◆ **Stated goal**
Provide an exact copy of the data, excluding the images.

::::

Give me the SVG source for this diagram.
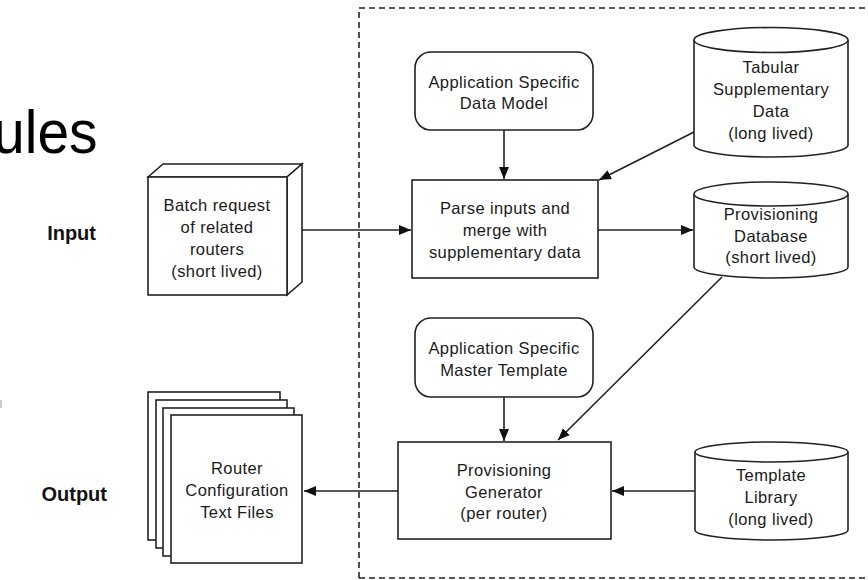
<svg xmlns="http://www.w3.org/2000/svg" width="868" height="580" viewBox="0 0 868 580">
<defs>
<marker id="arr" viewBox="0 0 12 10" refX="12" refY="5" markerWidth="12" markerHeight="10" markerUnits="userSpaceOnUse" orient="auto">
<path d="M0,0 L12,5 L0,10 Z" fill="#111"/>
</marker>
<style>
.s{fill:#fff;stroke:#222;stroke-width:1.6}
.t{font-family:"Liberation Sans",Arial,sans-serif;font-size:16.5px;letter-spacing:0.4px;fill:#1a1a1a;text-anchor:middle;dominant-baseline:central}
.lab{font-family:"Liberation Sans",Arial,sans-serif;font-size:20px;font-weight:bold;fill:#111;text-anchor:end}
.c{fill:none;stroke:#222;stroke-width:1.6}
</style>
</defs>
<rect width="868" height="580" fill="#fff"/>
<text transform="translate(-7,153) scale(0.92,1)" font-family="'Liberation Sans',Arial,sans-serif" font-size="62" fill="#000">ules</text>
<line x1="1" y1="400" x2="1" y2="408" stroke="#bbb" stroke-width="1.5"/>
<text class="lab" x="96" y="240">Input</text>
<text class="lab" x="107" y="501">Output</text>
<path d="M359,578 L359,8 L872,8 M359,578 L872,578" fill="none" stroke="#222" stroke-width="1.6" stroke-dasharray="6 4"/>

<g id="connectors">
<line class="c" x1="302" y1="230" x2="411" y2="230" marker-end="url(#arr)"/>
<line class="c" x1="504" y1="130" x2="504" y2="179" marker-end="url(#arr)"/>
<line class="c" x1="694" y1="132" x2="599" y2="180" marker-end="url(#arr)"/>
<line class="c" x1="598" y1="230" x2="693" y2="230" marker-end="url(#arr)"/>
<line class="c" x1="722" y1="277" x2="558" y2="440" marker-end="url(#arr)"/>
<line class="c" x1="504" y1="397" x2="504" y2="441" marker-end="url(#arr)"/>
<line class="c" x1="695" y1="491" x2="612" y2="491" marker-end="url(#arr)"/>
<line class="c" x1="398" y1="491" x2="304" y2="491" marker-end="url(#arr)"/>
</g>

<g id="batch">
<path class="s" d="M148,177 L163,164 L302,164 L287,177 Z"/>
<path class="s" d="M287,177 L302,164 L302,282 L287,295 Z"/>
<rect class="s" x="148" y="177" width="139" height="118"/>
<text class="t" x="217" y="205">Batch request</text>
<text class="t" x="217" y="227">of related</text>
<text class="t" x="217" y="249">routers</text>
<text class="t" x="217" y="271">(short lived)</text>
</g>

<g id="dataModel">
<rect class="s" x="415" y="52" width="178" height="78" rx="16"/>
<text class="t" x="504" y="82">Application Specific</text>
<text class="t" x="504" y="103">Data Model</text>
</g>

<g id="parse">
<rect class="s" x="412" y="180" width="186" height="98"/>
<text class="t" x="505" y="208">Parse inputs and</text>
<text class="t" x="505" y="230">merge with</text>
<text class="t" x="505" y="252">supplementary data</text>
</g>

<g id="tabular">
<path class="s" d="M694,40 L694,145 A77,12 0 0 0 848,145 L848,40"/>
<ellipse class="s" cx="771" cy="40" rx="77" ry="12.5"/>
<text class="t" x="771" y="67">Tabular</text>
<text class="t" x="771" y="89">Supplementary</text>
<text class="t" x="771" y="111">Data</text>
<text class="t" x="771" y="133">(long lived)</text>
</g>

<g id="provDB">
<path class="s" d="M694,194 L694,267 A77,11 0 0 0 848,267 L848,194"/>
<ellipse class="s" cx="771" cy="194" rx="77" ry="12"/>
<text class="t" x="771" y="214">Provisioning</text>
<text class="t" x="771" y="236">Database</text>
<text class="t" x="771" y="257">(short lived)</text>
</g>

<g id="masterTemplate">
<rect class="s" x="415" y="318" width="178" height="79" rx="16"/>
<text class="t" x="504" y="348">Application Specific</text>
<text class="t" x="504" y="370">Master Template</text>
</g>

<g id="generator">
<rect class="s" x="398" y="442" width="213" height="97"/>
<text class="t" x="504" y="470">Provisioning</text>
<text class="t" x="504" y="492">Generator</text>
<text class="t" x="504" y="513">(per router)</text>
</g>

<g id="templateLib">
<path class="s" d="M695,452 L695,530 A76.5,10 0 0 0 848,530 L848,452"/>
<ellipse class="s" cx="771.5" cy="452" rx="76.5" ry="10"/>
<text class="t" x="771" y="475">Template</text>
<text class="t" x="771" y="497">Library</text>
<text class="t" x="771" y="519">(long lived)</text>
</g>

<g id="routerConfig">
<rect class="s" x="148" y="392" width="132" height="148"/>
<rect class="s" x="156" y="400" width="131" height="148"/>
<rect class="s" x="163" y="408" width="131" height="148"/>
<rect class="s" x="171" y="415" width="131" height="148"/>
<text class="t" x="237" y="468">Router</text>
<text class="t" x="237" y="490">Configuration</text>
<text class="t" x="237" y="512">Text Files</text>
</g>
</svg>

::::

◆ **Exercise result**
Give me the SVG source for this diagram.
<svg xmlns="http://www.w3.org/2000/svg" width="868" height="580" viewBox="0 0 868 580">
<defs>
<marker id="arr" viewBox="0 0 12 10" refX="12" refY="5" markerWidth="12" markerHeight="10" markerUnits="userSpaceOnUse" orient="auto">
<path d="M0,0 L12,5 L0,10 Z" fill="#111"/>
</marker>
<style>
.s{fill:#fff;stroke:#222;stroke-width:1.6}
.t{font-family:"Liberation Sans",Arial,sans-serif;font-size:16.5px;letter-spacing:0.4px;fill:#1a1a1a;text-anchor:middle;dominant-baseline:central}
.lab{font-family:"Liberation Sans",Arial,sans-serif;font-size:20px;font-weight:bold;fill:#111;text-anchor:end}
.c{fill:none;stroke:#222;stroke-width:1.6}
</style>
</defs>
<rect width="868" height="580" fill="#fff"/>
<text transform="translate(-7,153) scale(0.92,1)" font-family="'Liberation Sans',Arial,sans-serif" font-size="62" fill="#000">ules</text>
<line x1="1" y1="400" x2="1" y2="408" stroke="#bbb" stroke-width="1.5"/>
<text class="lab" x="96" y="240">Input</text>
<text class="lab" x="107" y="501">Output</text>
<path d="M359,578 L359,8 L872,8 M359,578 L872,578" fill="none" stroke="#222" stroke-width="1.6" stroke-dasharray="6 4"/>

<g id="connectors">
<line class="c" x1="302" y1="230" x2="411" y2="230" marker-end="url(#arr)"/>
<line class="c" x1="504" y1="130" x2="504" y2="179" marker-end="url(#arr)"/>
<line class="c" x1="694" y1="132" x2="599" y2="180" marker-end="url(#arr)"/>
<line class="c" x1="598" y1="230" x2="693" y2="230" marker-end="url(#arr)"/>
<line class="c" x1="722" y1="277" x2="558" y2="440" marker-end="url(#arr)"/>
<line class="c" x1="504" y1="397" x2="504" y2="441" marker-end="url(#arr)"/>
<line class="c" x1="695" y1="491" x2="612" y2="491" marker-end="url(#arr)"/>
<line class="c" x1="398" y1="491" x2="304" y2="491" marker-end="url(#arr)"/>
</g>

<g id="batch">
<path class="s" d="M148,177 L163,164 L302,164 L287,177 Z"/>
<path class="s" d="M287,177 L302,164 L302,282 L287,295 Z"/>
<rect class="s" x="148" y="177" width="139" height="118"/>
<text class="t" x="217" y="205">Batch request</text>
<text class="t" x="217" y="227">of related</text>
<text class="t" x="217" y="249">routers</text>
<text class="t" x="217" y="271">(short lived)</text>
</g>

<g id="dataModel">
<rect class="s" x="415" y="52" width="178" height="78" rx="16"/>
<text class="t" x="504" y="82">Application Specific</text>
<text class="t" x="504" y="103">Data Model</text>
</g>

<g id="parse">
<rect class="s" x="412" y="180" width="186" height="98"/>
<text class="t" x="505" y="208">Parse inputs and</text>
<text class="t" x="505" y="230">merge with</text>
<text class="t" x="505" y="252">supplementary data</text>
</g>

<g id="tabular">
<path class="s" d="M694,40 L694,145 A77,12 0 0 0 848,145 L848,40"/>
<ellipse class="s" cx="771" cy="40" rx="77" ry="12.5"/>
<text class="t" x="771" y="67">Tabular</text>
<text class="t" x="771" y="89">Supplementary</text>
<text class="t" x="771" y="111">Data</text>
<text class="t" x="771" y="133">(long lived)</text>
</g>

<g id="provDB">
<path class="s" d="M694,194 L694,267 A77,11 0 0 0 848,267 L848,194"/>
<ellipse class="s" cx="771" cy="194" rx="77" ry="12"/>
<text class="t" x="771" y="214">Provisioning</text>
<text class="t" x="771" y="236">Database</text>
<text class="t" x="771" y="257">(short lived)</text>
</g>

<g id="masterTemplate">
<rect class="s" x="415" y="318" width="178" height="79" rx="16"/>
<text class="t" x="504" y="348">Application Specific</text>
<text class="t" x="504" y="370">Master Template</text>
</g>

<g id="generator">
<rect class="s" x="398" y="442" width="213" height="97"/>
<text class="t" x="504" y="470">Provisioning</text>
<text class="t" x="504" y="492">Generator</text>
<text class="t" x="504" y="513">(per router)</text>
</g>

<g id="templateLib">
<path class="s" d="M695,452 L695,530 A76.5,10 0 0 0 848,530 L848,452"/>
<ellipse class="s" cx="771.5" cy="452" rx="76.5" ry="10"/>
<text class="t" x="771" y="475">Template</text>
<text class="t" x="771" y="497">Library</text>
<text class="t" x="771" y="519">(long lived)</text>
</g>

<g id="routerConfig">
<rect class="s" x="148" y="392" width="132" height="148"/>
<rect class="s" x="156" y="400" width="131" height="148"/>
<rect class="s" x="163" y="408" width="131" height="148"/>
<rect class="s" x="171" y="415" width="131" height="148"/>
<text class="t" x="237" y="468">Router</text>
<text class="t" x="237" y="490">Configuration</text>
<text class="t" x="237" y="512">Text Files</text>
</g>
</svg>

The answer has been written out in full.